* **TASK INSTRUCTIONS**:
Using the listing below, please print exactly the lines from the one with "Clone this chart in seaborn and matplotlib." through the one with "orders = list(range(51))". Leave out every picture.

- - -

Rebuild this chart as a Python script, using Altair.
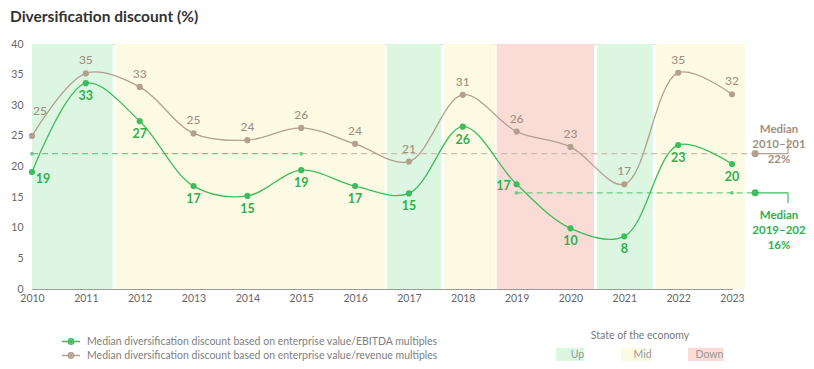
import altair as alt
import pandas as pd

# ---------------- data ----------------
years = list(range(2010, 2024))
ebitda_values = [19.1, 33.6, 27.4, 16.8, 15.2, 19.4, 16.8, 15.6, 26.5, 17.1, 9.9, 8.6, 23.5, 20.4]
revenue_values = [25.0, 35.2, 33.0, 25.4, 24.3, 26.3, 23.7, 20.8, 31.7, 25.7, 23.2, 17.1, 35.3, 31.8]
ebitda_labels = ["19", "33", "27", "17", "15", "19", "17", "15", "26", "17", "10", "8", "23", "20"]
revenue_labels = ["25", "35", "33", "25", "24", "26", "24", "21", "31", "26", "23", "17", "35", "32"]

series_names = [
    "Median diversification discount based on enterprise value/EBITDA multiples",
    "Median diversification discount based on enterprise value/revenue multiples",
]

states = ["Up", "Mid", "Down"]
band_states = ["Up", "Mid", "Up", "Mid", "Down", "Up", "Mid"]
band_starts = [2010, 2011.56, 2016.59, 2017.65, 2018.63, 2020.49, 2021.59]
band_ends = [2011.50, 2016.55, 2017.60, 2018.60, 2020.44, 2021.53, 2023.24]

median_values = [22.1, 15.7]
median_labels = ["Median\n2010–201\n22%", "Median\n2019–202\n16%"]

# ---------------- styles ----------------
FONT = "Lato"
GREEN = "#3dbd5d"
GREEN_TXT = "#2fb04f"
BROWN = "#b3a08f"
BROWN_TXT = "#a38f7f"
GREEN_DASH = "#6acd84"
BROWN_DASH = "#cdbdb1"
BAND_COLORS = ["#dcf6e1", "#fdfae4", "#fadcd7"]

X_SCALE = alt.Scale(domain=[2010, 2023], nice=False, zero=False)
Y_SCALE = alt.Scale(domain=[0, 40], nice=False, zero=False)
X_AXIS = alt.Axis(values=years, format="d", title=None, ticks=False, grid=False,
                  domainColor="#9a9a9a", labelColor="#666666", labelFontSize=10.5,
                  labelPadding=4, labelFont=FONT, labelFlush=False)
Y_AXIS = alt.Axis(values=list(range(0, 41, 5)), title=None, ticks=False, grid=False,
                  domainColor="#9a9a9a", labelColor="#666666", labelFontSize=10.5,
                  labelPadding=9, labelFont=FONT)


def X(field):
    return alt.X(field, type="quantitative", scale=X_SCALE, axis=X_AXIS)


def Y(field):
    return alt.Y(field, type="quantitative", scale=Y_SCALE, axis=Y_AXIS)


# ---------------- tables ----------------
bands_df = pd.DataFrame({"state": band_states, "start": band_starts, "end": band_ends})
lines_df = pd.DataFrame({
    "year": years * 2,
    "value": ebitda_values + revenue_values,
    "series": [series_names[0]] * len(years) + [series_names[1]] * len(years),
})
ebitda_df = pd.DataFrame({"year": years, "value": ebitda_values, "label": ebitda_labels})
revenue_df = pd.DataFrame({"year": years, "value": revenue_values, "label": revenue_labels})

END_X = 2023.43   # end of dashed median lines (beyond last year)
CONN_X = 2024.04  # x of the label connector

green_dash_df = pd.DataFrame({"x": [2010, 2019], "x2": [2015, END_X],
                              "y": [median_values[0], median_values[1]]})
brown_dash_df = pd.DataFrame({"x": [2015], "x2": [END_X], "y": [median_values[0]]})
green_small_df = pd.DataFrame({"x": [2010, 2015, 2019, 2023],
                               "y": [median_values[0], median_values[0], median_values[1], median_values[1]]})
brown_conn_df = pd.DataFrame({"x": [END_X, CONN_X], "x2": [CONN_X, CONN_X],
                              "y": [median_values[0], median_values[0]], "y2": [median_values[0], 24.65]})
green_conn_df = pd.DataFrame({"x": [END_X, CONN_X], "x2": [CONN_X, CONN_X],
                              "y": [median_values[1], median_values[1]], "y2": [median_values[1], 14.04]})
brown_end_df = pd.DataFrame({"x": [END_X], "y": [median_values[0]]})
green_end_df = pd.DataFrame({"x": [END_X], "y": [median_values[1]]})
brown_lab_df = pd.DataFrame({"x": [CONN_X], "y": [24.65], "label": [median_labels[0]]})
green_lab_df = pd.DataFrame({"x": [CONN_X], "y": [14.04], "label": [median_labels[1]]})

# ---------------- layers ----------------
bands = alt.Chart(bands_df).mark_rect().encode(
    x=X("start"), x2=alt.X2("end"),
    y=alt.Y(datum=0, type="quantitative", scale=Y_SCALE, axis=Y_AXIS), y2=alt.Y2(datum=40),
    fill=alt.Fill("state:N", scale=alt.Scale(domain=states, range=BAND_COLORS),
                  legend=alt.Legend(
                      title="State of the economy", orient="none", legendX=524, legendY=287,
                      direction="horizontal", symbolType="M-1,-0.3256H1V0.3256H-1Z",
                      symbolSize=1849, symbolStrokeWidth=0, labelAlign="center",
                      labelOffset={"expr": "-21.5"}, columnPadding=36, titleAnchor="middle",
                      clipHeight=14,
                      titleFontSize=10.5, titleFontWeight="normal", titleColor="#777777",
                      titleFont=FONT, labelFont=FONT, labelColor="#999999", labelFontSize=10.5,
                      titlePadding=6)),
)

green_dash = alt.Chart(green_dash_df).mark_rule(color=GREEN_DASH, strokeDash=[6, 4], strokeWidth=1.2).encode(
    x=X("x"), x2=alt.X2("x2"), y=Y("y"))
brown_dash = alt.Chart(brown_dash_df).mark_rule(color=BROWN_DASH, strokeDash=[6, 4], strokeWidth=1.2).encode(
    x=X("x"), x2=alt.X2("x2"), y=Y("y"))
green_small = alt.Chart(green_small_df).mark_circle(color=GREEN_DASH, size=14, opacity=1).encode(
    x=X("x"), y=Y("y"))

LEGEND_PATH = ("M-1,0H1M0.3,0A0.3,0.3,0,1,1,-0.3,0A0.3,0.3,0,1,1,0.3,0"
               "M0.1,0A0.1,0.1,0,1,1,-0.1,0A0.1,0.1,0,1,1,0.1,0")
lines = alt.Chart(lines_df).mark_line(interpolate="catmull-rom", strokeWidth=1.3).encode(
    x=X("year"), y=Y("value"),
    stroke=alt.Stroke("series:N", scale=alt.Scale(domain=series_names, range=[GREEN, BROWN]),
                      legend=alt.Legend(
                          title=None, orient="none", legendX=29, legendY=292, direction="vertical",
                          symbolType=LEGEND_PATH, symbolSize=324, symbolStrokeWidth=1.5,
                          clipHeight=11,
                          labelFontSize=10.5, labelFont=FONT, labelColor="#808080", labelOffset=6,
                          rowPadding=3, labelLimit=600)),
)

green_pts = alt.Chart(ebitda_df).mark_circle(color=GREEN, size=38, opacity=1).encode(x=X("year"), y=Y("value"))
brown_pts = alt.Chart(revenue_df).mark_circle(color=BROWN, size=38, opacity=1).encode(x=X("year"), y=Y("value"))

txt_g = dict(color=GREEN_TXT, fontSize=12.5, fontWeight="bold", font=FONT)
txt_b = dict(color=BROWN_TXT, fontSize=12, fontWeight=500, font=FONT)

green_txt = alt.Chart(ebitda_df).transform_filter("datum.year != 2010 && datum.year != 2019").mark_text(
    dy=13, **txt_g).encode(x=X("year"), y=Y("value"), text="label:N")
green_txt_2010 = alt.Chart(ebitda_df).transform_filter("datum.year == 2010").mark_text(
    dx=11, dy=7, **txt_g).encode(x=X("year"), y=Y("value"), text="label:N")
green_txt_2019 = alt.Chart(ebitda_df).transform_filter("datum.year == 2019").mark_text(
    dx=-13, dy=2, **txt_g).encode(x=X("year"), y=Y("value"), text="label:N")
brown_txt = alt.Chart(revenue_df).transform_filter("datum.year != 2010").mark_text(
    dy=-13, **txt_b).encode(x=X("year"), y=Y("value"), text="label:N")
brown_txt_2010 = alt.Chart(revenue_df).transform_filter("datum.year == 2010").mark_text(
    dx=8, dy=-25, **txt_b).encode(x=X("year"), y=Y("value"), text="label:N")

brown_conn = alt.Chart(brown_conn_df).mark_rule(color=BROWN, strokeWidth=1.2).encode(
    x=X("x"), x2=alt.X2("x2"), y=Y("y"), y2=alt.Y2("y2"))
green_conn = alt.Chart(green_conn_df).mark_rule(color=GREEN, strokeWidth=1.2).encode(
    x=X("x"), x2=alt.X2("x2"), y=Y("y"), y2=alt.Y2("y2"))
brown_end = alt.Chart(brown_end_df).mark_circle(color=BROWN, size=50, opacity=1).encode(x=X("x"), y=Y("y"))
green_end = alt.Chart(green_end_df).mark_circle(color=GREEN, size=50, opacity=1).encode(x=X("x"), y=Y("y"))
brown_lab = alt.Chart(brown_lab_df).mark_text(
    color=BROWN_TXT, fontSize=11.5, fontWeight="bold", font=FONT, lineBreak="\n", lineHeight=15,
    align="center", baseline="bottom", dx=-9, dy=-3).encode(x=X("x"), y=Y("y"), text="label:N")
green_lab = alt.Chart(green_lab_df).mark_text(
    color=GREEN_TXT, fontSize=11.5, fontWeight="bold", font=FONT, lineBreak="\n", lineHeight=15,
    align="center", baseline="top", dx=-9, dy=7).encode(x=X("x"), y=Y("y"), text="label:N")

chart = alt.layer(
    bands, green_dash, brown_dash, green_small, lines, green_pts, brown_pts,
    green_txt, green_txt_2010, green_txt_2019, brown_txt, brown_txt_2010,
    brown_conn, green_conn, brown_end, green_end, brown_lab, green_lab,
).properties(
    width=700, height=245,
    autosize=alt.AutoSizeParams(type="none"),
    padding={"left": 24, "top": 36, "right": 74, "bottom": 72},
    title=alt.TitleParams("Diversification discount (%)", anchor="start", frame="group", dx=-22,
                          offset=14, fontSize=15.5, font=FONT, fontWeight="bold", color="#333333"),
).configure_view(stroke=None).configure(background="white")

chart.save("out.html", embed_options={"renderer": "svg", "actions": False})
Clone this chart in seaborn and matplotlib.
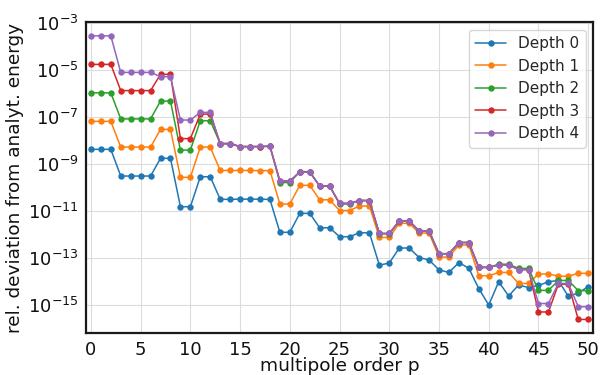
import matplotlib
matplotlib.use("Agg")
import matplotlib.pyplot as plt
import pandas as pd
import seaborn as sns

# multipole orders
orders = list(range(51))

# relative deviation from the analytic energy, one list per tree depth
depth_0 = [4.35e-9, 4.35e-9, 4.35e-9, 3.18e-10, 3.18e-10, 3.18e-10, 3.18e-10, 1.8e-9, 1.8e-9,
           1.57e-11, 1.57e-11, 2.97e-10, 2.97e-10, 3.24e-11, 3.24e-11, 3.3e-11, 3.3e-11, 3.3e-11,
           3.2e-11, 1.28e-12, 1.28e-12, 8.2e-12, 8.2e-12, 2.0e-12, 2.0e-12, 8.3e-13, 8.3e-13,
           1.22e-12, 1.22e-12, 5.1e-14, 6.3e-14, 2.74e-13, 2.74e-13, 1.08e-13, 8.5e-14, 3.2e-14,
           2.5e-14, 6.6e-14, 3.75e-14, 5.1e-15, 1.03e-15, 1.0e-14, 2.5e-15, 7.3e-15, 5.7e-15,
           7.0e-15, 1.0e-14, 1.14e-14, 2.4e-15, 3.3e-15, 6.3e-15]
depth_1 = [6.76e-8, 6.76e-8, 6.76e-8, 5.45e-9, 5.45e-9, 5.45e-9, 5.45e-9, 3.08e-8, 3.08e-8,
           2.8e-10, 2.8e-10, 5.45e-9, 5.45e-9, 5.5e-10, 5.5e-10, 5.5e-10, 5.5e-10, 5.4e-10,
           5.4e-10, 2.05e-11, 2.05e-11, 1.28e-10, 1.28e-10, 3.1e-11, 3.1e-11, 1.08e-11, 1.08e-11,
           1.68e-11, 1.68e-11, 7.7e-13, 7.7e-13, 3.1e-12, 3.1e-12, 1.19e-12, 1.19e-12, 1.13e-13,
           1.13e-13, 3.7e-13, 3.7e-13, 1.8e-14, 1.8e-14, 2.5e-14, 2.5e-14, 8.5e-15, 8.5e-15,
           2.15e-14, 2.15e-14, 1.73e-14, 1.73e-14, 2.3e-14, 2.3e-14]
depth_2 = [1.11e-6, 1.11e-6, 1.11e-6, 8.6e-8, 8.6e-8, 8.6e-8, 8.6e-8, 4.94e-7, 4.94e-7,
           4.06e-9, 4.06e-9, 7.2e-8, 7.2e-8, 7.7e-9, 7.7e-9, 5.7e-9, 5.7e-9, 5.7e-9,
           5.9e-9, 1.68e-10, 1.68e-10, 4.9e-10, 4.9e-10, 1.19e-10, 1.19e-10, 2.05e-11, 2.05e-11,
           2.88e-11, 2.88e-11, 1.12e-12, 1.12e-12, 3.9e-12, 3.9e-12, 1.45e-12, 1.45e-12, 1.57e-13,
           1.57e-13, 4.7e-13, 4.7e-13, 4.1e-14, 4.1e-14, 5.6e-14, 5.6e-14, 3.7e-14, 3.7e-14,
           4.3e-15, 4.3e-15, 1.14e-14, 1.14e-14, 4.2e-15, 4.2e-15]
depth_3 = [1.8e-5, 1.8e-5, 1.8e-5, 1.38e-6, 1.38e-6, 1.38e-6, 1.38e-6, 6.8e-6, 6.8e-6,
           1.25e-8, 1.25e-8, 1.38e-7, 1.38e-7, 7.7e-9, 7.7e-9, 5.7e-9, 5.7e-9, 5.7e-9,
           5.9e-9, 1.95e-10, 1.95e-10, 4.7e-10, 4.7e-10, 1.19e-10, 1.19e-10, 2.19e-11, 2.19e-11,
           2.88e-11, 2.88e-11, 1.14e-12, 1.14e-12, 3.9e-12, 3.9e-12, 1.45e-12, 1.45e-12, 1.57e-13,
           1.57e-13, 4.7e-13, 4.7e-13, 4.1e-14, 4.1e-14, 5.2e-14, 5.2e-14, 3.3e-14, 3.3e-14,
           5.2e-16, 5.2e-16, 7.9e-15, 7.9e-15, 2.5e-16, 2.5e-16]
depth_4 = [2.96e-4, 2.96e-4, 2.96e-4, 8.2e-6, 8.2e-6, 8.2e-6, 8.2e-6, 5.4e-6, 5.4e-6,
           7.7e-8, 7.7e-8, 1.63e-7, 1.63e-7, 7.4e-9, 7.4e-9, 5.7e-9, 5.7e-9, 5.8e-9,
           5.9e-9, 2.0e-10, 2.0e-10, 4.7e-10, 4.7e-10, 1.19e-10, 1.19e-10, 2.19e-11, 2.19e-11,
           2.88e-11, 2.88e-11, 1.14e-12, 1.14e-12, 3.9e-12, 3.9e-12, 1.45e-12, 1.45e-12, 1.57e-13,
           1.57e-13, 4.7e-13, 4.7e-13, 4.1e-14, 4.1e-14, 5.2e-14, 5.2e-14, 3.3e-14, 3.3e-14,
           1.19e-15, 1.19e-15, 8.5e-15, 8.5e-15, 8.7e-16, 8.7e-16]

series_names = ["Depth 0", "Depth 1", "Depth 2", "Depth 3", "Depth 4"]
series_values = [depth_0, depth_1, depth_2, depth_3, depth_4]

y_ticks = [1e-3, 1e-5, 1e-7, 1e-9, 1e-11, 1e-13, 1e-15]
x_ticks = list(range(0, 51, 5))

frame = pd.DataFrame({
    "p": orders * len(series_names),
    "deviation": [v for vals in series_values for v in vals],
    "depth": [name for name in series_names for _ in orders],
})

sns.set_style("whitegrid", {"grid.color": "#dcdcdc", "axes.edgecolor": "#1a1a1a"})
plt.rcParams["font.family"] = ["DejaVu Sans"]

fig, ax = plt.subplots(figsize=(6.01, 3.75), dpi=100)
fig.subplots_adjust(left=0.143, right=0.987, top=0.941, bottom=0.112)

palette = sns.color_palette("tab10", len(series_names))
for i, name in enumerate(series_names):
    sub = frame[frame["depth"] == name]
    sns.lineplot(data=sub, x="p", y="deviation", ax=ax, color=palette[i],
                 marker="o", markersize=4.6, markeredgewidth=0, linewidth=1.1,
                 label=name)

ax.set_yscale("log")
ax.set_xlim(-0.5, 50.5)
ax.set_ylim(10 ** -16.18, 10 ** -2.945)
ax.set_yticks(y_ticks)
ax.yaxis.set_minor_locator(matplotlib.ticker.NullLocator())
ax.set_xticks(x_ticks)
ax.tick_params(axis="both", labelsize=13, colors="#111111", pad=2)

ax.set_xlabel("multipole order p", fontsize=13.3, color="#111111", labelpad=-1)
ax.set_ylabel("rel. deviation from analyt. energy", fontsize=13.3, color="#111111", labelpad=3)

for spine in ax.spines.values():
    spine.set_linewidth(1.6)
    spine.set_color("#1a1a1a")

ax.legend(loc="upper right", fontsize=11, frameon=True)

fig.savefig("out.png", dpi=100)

- - -

* **FULL SOLUTION**:
Clone this chart in seaborn and matplotlib.
import matplotlib
matplotlib.use("Agg")
import matplotlib.pyplot as plt
import pandas as pd
import seaborn as sns

# multipole orders
orders = list(range(51))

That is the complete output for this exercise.